The first animal to develop feathers seems to have been archaeopteryx, a curious Jurassic specie whose classification is debated among dinosaurs and modern birds. While the usefulness of these feathers is still being discussed in the paleontological territory of hypotheses, in another link in this evolutionary chain there are interesting creatures, birds with primitive wings which worked to isolate them and regulate their body temperature. As the years went by (many, many years) and a host of other circumstances arose, that which served one purpose came to serve another. What protected and warmed these animals acquired by exaptation a different function from the original one: that of flying.
Although the term exaptation comes from the field of biology, it has been analyzed as a phenomenon in areas such as technology, for example, where it is common to find inventions that end up acquiring different or complementary functions to those for which they were created. The mobile phone: do you remember when it was basically a device for making calls?
We find the concept fascinating and it makes us think about the way in which an aptitude, a tool or a feature is capable of crossing borders.

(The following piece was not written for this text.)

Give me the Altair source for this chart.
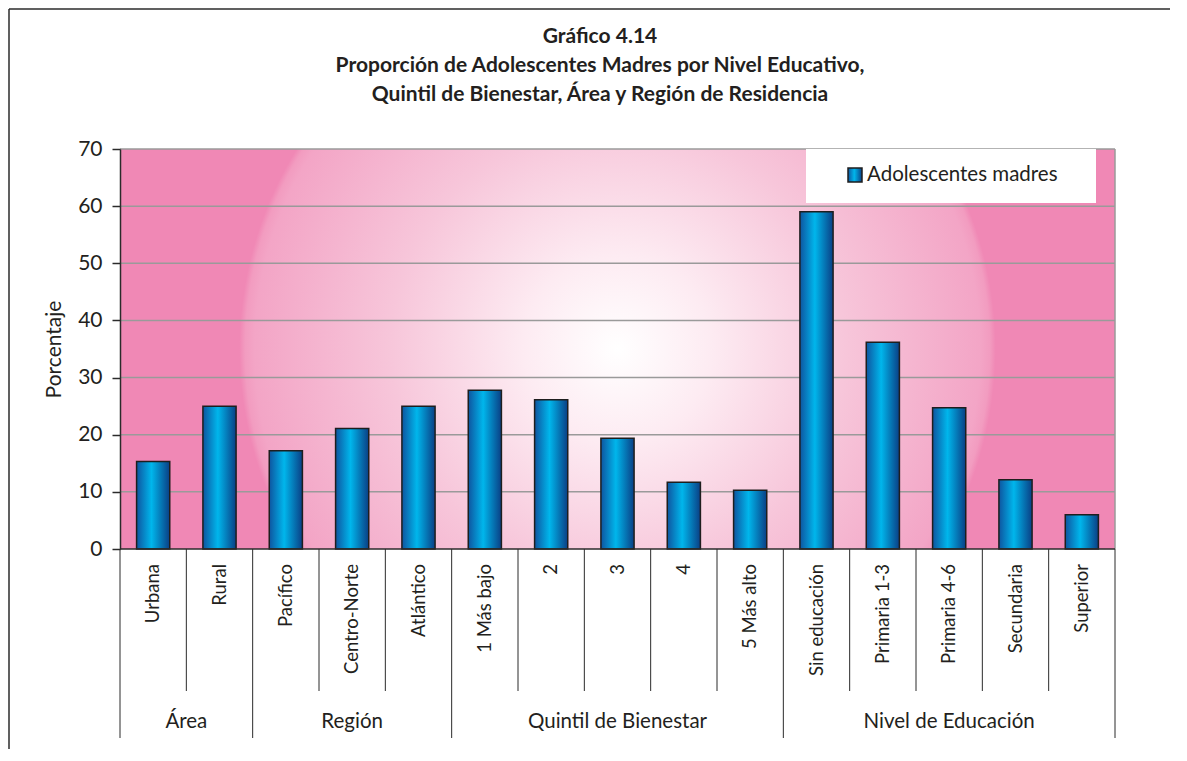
import altair as alt
import pandas as pd

# ---------------- data ----------------
CATEGORIES = ["Urbana", "Rural", "Pacífico", "Centro-Norte", "Atlántico",
              "1 Más bajo", "2", "3", "4", "5 Más alto",
              "Sin educación", "Primaria 1-3", "Primaria 4-6", "Secundaria", "Superior"]
VALUES = [15.3, 25.0, 17.2, 21.1, 25.0,
          27.8, 26.1, 19.4, 11.7, 10.3,
          59.0, 36.2, 24.7, 12.1, 6.0]
GROUPS = ["Área", "Región", "Quintil de Bienestar", "Nivel de Educación"]
GROUP_SIZES = [2, 3, 5, 5]
Y_TICKS = [0, 10, 20, 30, 40, 50, 60, 70]
SERIES = "Adolescentes madres"
Y_TITLE = "Porcentaje"
TITLE_LINES = ["Gráfico 4.14",
               "Proporción de Adolescentes Madres por Nivel Educativo,",
               "Quintil de Bienestar, Área y Región de Residencia"]

# ---------------- styling ----------------
W, H = 995, 400
FONT = "Lato"
TXT = "#231f20"
LINE = "#2b2b2b"
GRID = "#9a9a9a"

n = len(CATEGORIES)
group_edges = [0]
for s in GROUP_SIZES:
    group_edges.append(group_edges[-1] + s)
group_centers = [(group_edges[i] + group_edges[i + 1]) / 2 for i in range(len(GROUPS))]

bars_df = pd.DataFrame({"cat": CATEGORIES, "val": VALUES})
cat_df = pd.DataFrame({"label": CATEGORIES, "pos": [i + 0.5 for i in range(n)]})
grp_df = pd.DataFrame({"label": GROUPS, "pos": group_centers})
short_df = pd.DataFrame({"b": [b for b in range(n + 1) if b not in group_edges]})
long_df = pd.DataFrame({"b": group_edges})
grid_df = pd.DataFrame({"val": Y_TICKS[1:]})
one = pd.DataFrame({"k": [0]})

bg_grad = {
    "gradient": "radial",
    "x1": 0.5, "y1": 0.5, "r1": 0,
    "x2": 0.5, "y2": 0.5, "r2": 0.38,
    "stops": [
        {"offset": 0.0, "color": "#ffffff"},
        {"offset": 0.25, "color": "#fdebf2"},
        {"offset": 0.6, "color": "#f7c6da"},
        {"offset": 0.96, "color": "#f3a5c6"},
        {"offset": 0.985, "color": "#f29cc0"},
        {"offset": 1.0, "color": "#f088b5"},
    ],
}
bar_grad = {
    "gradient": "linear",
    "x1": 0, "y1": 0, "x2": 1, "y2": 0,
    "stops": [
        {"offset": 0.0, "color": "#0e55a0"},
        {"offset": 0.45, "color": "#00b6ec"},
        {"offset": 1.0, "color": "#0a3f85"},
    ],
}

lin_x = alt.Scale(domain=[0, n], nice=False, zero=False)
y_scale = alt.Scale(domain=[0, 70], nice=False)
y_axis = alt.Axis(values=Y_TICKS, title=Y_TITLE, grid=False, zindex=1,
                  labelFont=FONT, labelFontSize=21, labelColor=TXT,
                  labelPadding=10, tickSize=8, tickWidth=1.5, tickColor=LINE,
                  domainColor=LINE, domainWidth=1.5,
                  titleFont=FONT, titleFontSize=21, titleFontWeight="normal",
                  titleColor=TXT, titlePadding=13)

background = alt.Chart(one).mark_rect(fill=bg_grad).encode(
    x=alt.value(0), x2=alt.value(W), y=alt.value(0), y2=alt.value(H))

gridlines = alt.Chart(grid_df).mark_rule(color=GRID, strokeWidth=1.5).encode(
    y=alt.Y("val:Q", scale=y_scale, axis=y_axis))

right_border = alt.Chart(one).mark_rule(color=GRID, strokeWidth=1.5).encode(
    x=alt.value(W), y=alt.value(0), y2=alt.value(H))

bars = alt.Chart(bars_df).mark_bar(fill=bar_grad, stroke="#1e1e1e", strokeWidth=1.5).encode(
    x=alt.X("cat:N", sort=CATEGORIES,
            scale=alt.Scale(paddingInner=0.5, paddingOuter=0.25), axis=None),
    y=alt.Y("val:Q", scale=y_scale, axis=y_axis),
)

baseline = alt.Chart(one).mark_rule(color=LINE, strokeWidth=1.5).encode(
    x=alt.value(0), x2=alt.value(W), y=alt.value(H))

# legend (inside plot, top-right)
legend_box = alt.Chart(one).mark_rect(fill="white").encode(
    x=alt.value(686), x2=alt.value(976), y=alt.value(0), y2=alt.value(54))
legend_sym = alt.Chart(one).mark_rect(fill=bar_grad, stroke="#1e1e1e", strokeWidth=1.5).encode(
    x=alt.value(728), x2=alt.value(742), y=alt.value(19), y2=alt.value(33))
legend_txt = alt.Chart(one).mark_text(
    text=SERIES, font=FONT, fontSize=20.5, color=TXT, align="left", baseline="middle").encode(
    x=alt.value(747), y=alt.value(26))

# category table below the axis
short_rules = alt.Chart(short_df).mark_rule(color=LINE, strokeWidth=1).encode(
    x=alt.X("b:Q", scale=lin_x, axis=None), y=alt.value(H), y2=alt.value(H + 142))
long_rules = alt.Chart(long_df).mark_rule(color=LINE, strokeWidth=1).encode(
    x=alt.X("b:Q", scale=lin_x, axis=None), y=alt.value(H), y2=alt.value(H + 189))
cat_text = alt.Chart(cat_df).mark_text(
    angle=270, align="right", baseline="middle", font=FONT, fontSize=18.5, color=TXT).encode(
    x=alt.X("pos:Q", scale=lin_x, axis=None), y=alt.value(H + 15), text="label:N")
grp_text = alt.Chart(grp_df).mark_text(
    align="center", baseline="middle", font=FONT, fontSize=20.5, color=TXT).encode(
    x=alt.X("pos:Q", scale=lin_x, axis=None), y=alt.value(H + 173), text="label:N")

# page frame
frame_top = alt.Chart(one).mark_rule(color=LINE, strokeWidth=1.5).encode(
    x=alt.value(-111), x2=alt.value(1050), y=alt.value(-140))
frame_left = alt.Chart(one).mark_rule(color=LINE, strokeWidth=1.5).encode(
    x=alt.value(-111), y=alt.value(-140), y2=alt.value(600))

# title lines
title_layers = []
for i, line in enumerate(TITLE_LINES):
    title_layers.append(
        alt.Chart(one).mark_text(text=line, font=FONT, fontSize=21, fontWeight="bold",
                                 color=TXT, align="center", baseline="middle").encode(
            x=alt.value(480), y=alt.value(-112 + 29 * i)))

chart = alt.layer(
    background, gridlines, right_border, bars, baseline,
    legend_box, legend_sym, legend_txt,
    short_rules, long_rules, cat_text, grp_text,
    frame_top, frame_left, *title_layers,
).resolve_scale(x="independent").properties(
    width=W, height=H, padding=0, background="white"
).configure_view(stroke=None)

chart.save("out.html", embed_options={"renderer": "svg", "actions": False})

And because of the encouraging prospect it opens up for the future: who knows how many things, whose uses we take for granted today, will have alternatives other than disappearing if, through a process of evolution, innovation and creativity, they manage to play another role. Or if, thanks to new applications or uses proposed by users, they reveal properties that, from the present, we cannot even imagine. If we take a look at the DNA of these twenty years of work, the question turns up: can a restaurant exapt? Could everything built and transfigured in time serve an entity like ours for something complementary to the fact of providing food? In our case, more than answers, we have achieved the will to try, at the risk of crashing. Just as to make an omelette you have to break eggs first, to fly you have to dare to jump. Whatever happens.